Когда в середине 1920-х годов Анциферов присоединился к ЦБК, литературного краеведения в принципе не существовало. Несмотря на все публичные заявления о необходимости изучения российской территории «со всесторонностью и полнотой методов исследования и определяющих точек зрения», по большей части краеведы никогда не пытались расширить область своих исследований, включив в нее литературные материалы[282]

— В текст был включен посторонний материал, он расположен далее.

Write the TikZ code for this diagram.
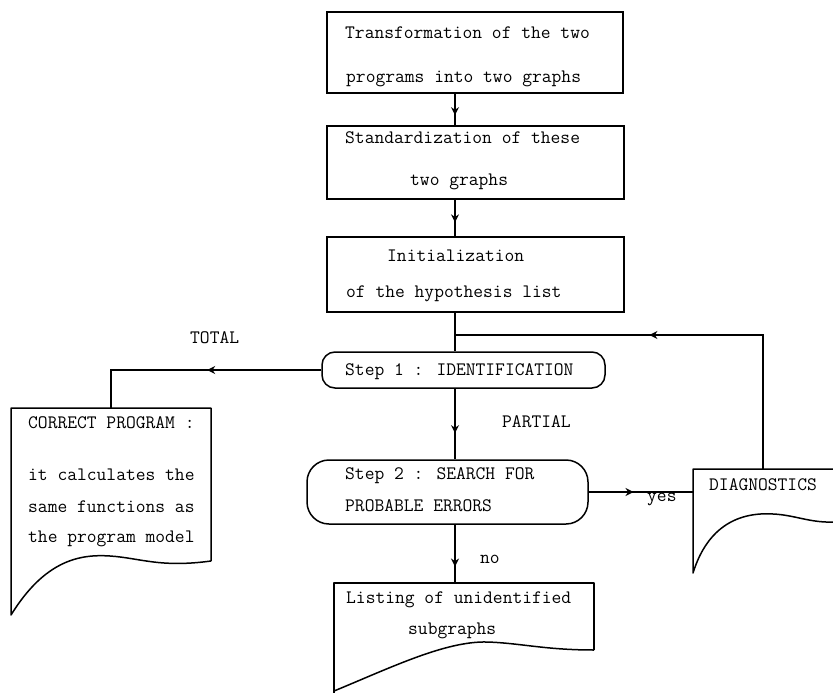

. Конечно, встречались отдельные сообщения об обществах в регионах, которые помогли спасти от разрушения поместье известного писателя, приобрели важные литературные рукописи для местного архива или даже создали небольшую музейную экспозицию, посвященную тому или иному автору[283]. Однако эти усилия были во многом спонтанными: реакция отдельных местных групп на открывшиеся возможности или внезапно возникшие обстоятельства. Они не координировались и даже не поощрялись центром, а также не были результатом какой-либо широкомасштабной кампании по сохранению памятников, относящихся к истории русской литературы, или по проведению литературных исследований на местном уровне. До середины 1920-х годов советское краеведческое движение в целом проявляло к этим темам мало интереса. В докладах Первой всероссийской конференции научных обществ по изучению местного края вообще не упоминается литература, а журнал «Краеведение» за первые три года своего существования, с 1923 по 1925 год, не опубликовал ни одной содержательной статьи на тему литературных программ или исследований. На самом деле сохранившиеся документы свидетельствуют о том, что первое значительное публичное заявление о литературе и краеведении, первый призыв к движению начать общенациональную кампанию литературных исследований был сделан в декабре 1924 года. Н. К. Пиксанов, профессор Московского государственного университета, который, по-видимому, никогда раньше не играл важной роли в организованном краеведческом движении, выступил в Москве на Второй всесоюзной конференции по краеведению с докладом под названием «Областные культурные гнезда»[284].Если судить по краткому обзору его доклада, включенному в дневник конференции, и по более поздней опубликованной версии доклада, Пиксанов, по сути, призывал к интенсивному изучению литературного наследия различных регионов страны[285]
. Слишком часто, утверждал он, «когда говорят о русской литературе, то разумеют великорусскую, а под великорусской разумеют собственно столичную» [Пиксанов 1928: 88][286]. Это весьма несовершенное понимание литературной географии, по словам Пиксанова, было печальным пережитком деспотического прошлого России. На протяжении веков страна страдала от «старого исторического процесса централизации, подчинявшего суровой власти, сначала московской, потом петербургской, малые национальности, независимые области, местную жизнь хозяйственную и т. д., подчинявшего по возможности все одной политической и полицейской униформе и стиравшего безжалостно местные особенности». Однако теперь, когда «великая русская революция произвела изумительный по смелости и размаху опыт с расчленением прежней деспотии на составные части», Пиксанов призывал к согласованной кампании по устранению центристских предубеждений в изучении литературы [Пиксанов 1928: 85–86]. В течение почти ста лет критики говорили о различии между литературой Санкт-Петербурга и Москвы. По мнению Пиксанова, пришло время признать, что другие города и географические регионы также создали уникальные литературные традиции.